Jones caught first whiff of this elusive but replicable Linux booting bug when some server software tests with nbdkit (a protocol for accessing block devices over a network) seemed to be "randomly hanging" when used with libguestsfs (a tool for accessing and modifying virtual machine disk images.) Though we know the looping testing phase was a measly 21 hours long (even though there were an astronomical 293,612 boot processes initiated) Jones says that getting to this point "took many days." The Linux developer recounts that a painful bisection between Linux v6.0 and v6.4-rc6 helped him narrow down the boot hang culprit. That culprit is claimed to be a regression in the printk time feature. Reverting this code commit "fixes the problem," asserts Jones.
A clue to the cause was that the bug always appeared at the same early stage of the booting process, when booting the latest qemu.

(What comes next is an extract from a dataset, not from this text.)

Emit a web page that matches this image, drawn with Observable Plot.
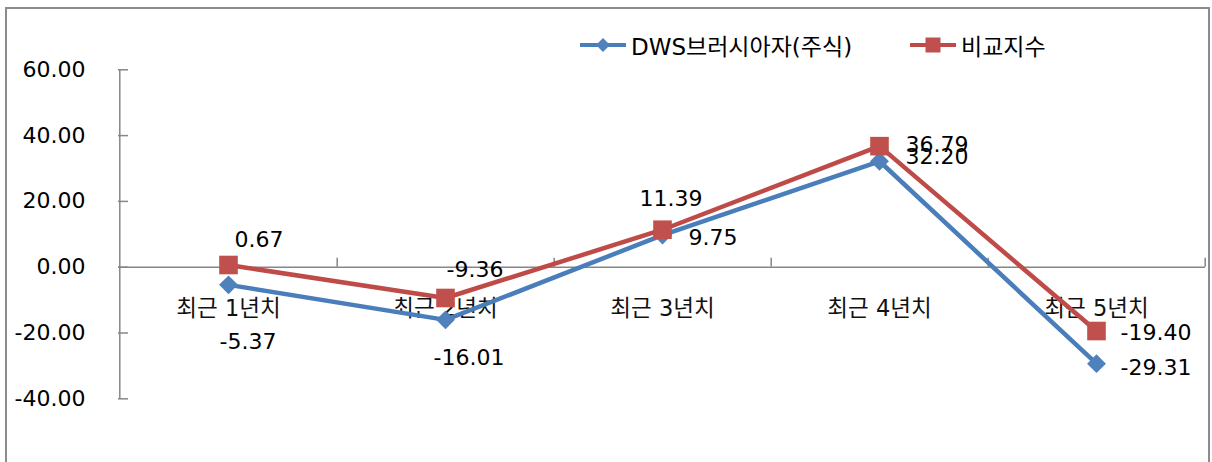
<!DOCTYPE html>
<html><head><meta charset="utf-8">
<script src="https://cdn.jsdelivr.net/npm/d3@7"></script>
<script src="https://cdn.jsdelivr.net/npm/@observablehq/plot@0.6"></script>
<style>
body{margin:0;background:#fff;font-family:"DejaVu Sans","Noto Sans CJK KR",sans-serif;}
#wrap{position:relative;width:1212px;height:462px;overflow:hidden;background:#fff;}
#legend{position:relative;height:60px;font-size:23px;color:#000;}
.item{position:absolute;top:31px;height:28px;display:flex;align-items:center;white-space:nowrap;}
.item span{margin-left:5px;}
#frame{position:absolute;left:5px;top:7px;width:1201px;height:470px;border:2px solid #8c8c8c;border-bottom:none;pointer-events:none;}
</style></head><body>
<div id="wrap"><div id="legend"></div><div id="chart"></div><div id="frame"></div></div>
<script>
// ---- data ----
const categories = ["최근 1년치", "최근 2년치", "최근 3년치", "최근 4년치", "최근 5년치"];
const seriesNames = ["DWS브러시아자(주식)", "비교지수"];
const dwsValues = [-5.37, -16.01, 9.75, 32.20, -29.31];
const indexValues = [0.67, -9.36, 11.39, 36.79, -19.40];
const yTicks = [-40, -20, 0, 20, 40, 60];

// ---- style ----
const blueLine = "#4A7EBB", blueFill = "#4F81BD", redLine = "#BE4B48", redFill = "#C0504D", axisGray = "#868686";
const W = 1212, H = 402, mL = 118, mR = 7, mT = 9.3, mB = 63.7;
const step = (W - mL - mR) / categories.length;
const unitsPerPx = 100 / (H - mT - mB);
// label nudges (pixels, relative to each point) as in the reference
const dwsLabelDx = [-9, -12, 26, 26, 24], dwsLabelDy = [57, 38, 3, -4, 4];
const idxLabelDx = [6, 1, -23, 26, 24], idxLabelDy = [-25, -28, -31, -1, 2];

const rows = categories.map((c, i) => ({c, dws: dwsValues[i], idx: indexValues[i]}));

// legend
const legend = document.getElementById("legend");
const legendDefs = [
  {name: seriesNames[0], left: 580, line: blueLine, fill: blueFill, shape: "diamond"},
  {name: seriesNames[1], left: 910, line: redLine, fill: redFill, shape: "square"}
];
for (const d of legendDefs) {
  const it = document.createElement("div");
  it.className = "item";
  it.style.left = d.left + "px";
  const marker = d.shape === "diamond"
    ? `<path d="M23,4 L30,11 L23,18 L16,11Z" fill="${d.fill}"/>`
    : `<rect x="15.5" y="3.5" width="15" height="15" fill="${d.fill}"/>`;
  it.innerHTML = `<svg width="46" height="22"><line x1="0" x2="46" y1="11" y2="11" stroke="${d.line}" stroke-width="4"/>${marker}</svg><span>${d.name}</span>`;
  legend.appendChild(it);
}

const labelMarks = (key, dxs, dys) => rows.map((r, i) =>
  Plot.text([r], {x: "c", y: key, text: d => d[key].toFixed(2), textAnchor: "start", dx: dxs[i], dy: dys[i], fill: "#000"}));

const plot = Plot.plot({
  width: W, height: H, marginLeft: mL, marginRight: mR, marginTop: mT, marginBottom: mB,
  style: {background: "transparent", fontFamily: '"DejaVu Sans","Noto Sans CJK KR",sans-serif', fontSize: "22px", color: "#000", overflow: "visible"},
  x: {type: "point", domain: categories, padding: 0.5, axis: null},
  y: {domain: [-40, 60]},
  marks: [
    Plot.ruleX([categories[0]], {dx: -step / 2, y1: -40, y2: 60, stroke: axisGray, strokeWidth: 1.5}),
    Plot.ruleY(yTicks, {y: d => d, insetRight: W - mL - mR - 10, stroke: axisGray, strokeWidth: 1.5}),
    Plot.axisY(yTicks, {tickSize: 0, tickPadding: 33, tickFormat: d => d.toFixed(2), label: null, fontSize: 22, fill: "#000"}),
    Plot.ruleY([0], {stroke: axisGray, strokeWidth: 1.5}),
    Plot.ruleX(categories, {dx: step / 2, y1: 0, y2: 9 * unitsPerPx, stroke: axisGray, strokeWidth: 1.5}),
    Plot.text(categories, {x: d => d, y: () => 0, dy: 42, fill: "#111", fontSize: 22.5}),
    Plot.line(rows, {x: "c", y: "dws", stroke: blueLine, strokeWidth: 4.5}),
    Plot.dot(rows, {x: "c", y: "dws", symbol: "diamond2", r: 8.5, fill: blueFill, stroke: "none"}),
    Plot.line(rows, {x: "c", y: "idx", stroke: redLine, strokeWidth: 4.5}),
    Plot.dot(rows, {x: "c", y: "idx", symbol: "square", r: 10.5, fill: redFill, stroke: "none"}),
    ...labelMarks("idx", idxLabelDx, idxLabelDy),
    ...labelMarks("dws", dwsLabelDx, dwsLabelDy)
  ]
});
document.getElementById("chart").appendChild(plot);
</script>
</body></html>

If you follow this link you will see the easiest way to replicate the hanging issue is to run a guestfish command in a loop, with many instances in parallel, parsing the output to detect when there was a boot hanging event. Usually he ran the guestfish loop 10,000 times, as a workable threshold to gather useful log data.
Perhaps of some interested to hardware fans, Jones remarks that this weird boot hang issue occurs less often on Intel systems than AMD systems. Whatever the case, hopefully the exposure and pinpointing of this bug means that will be squashed, never to return.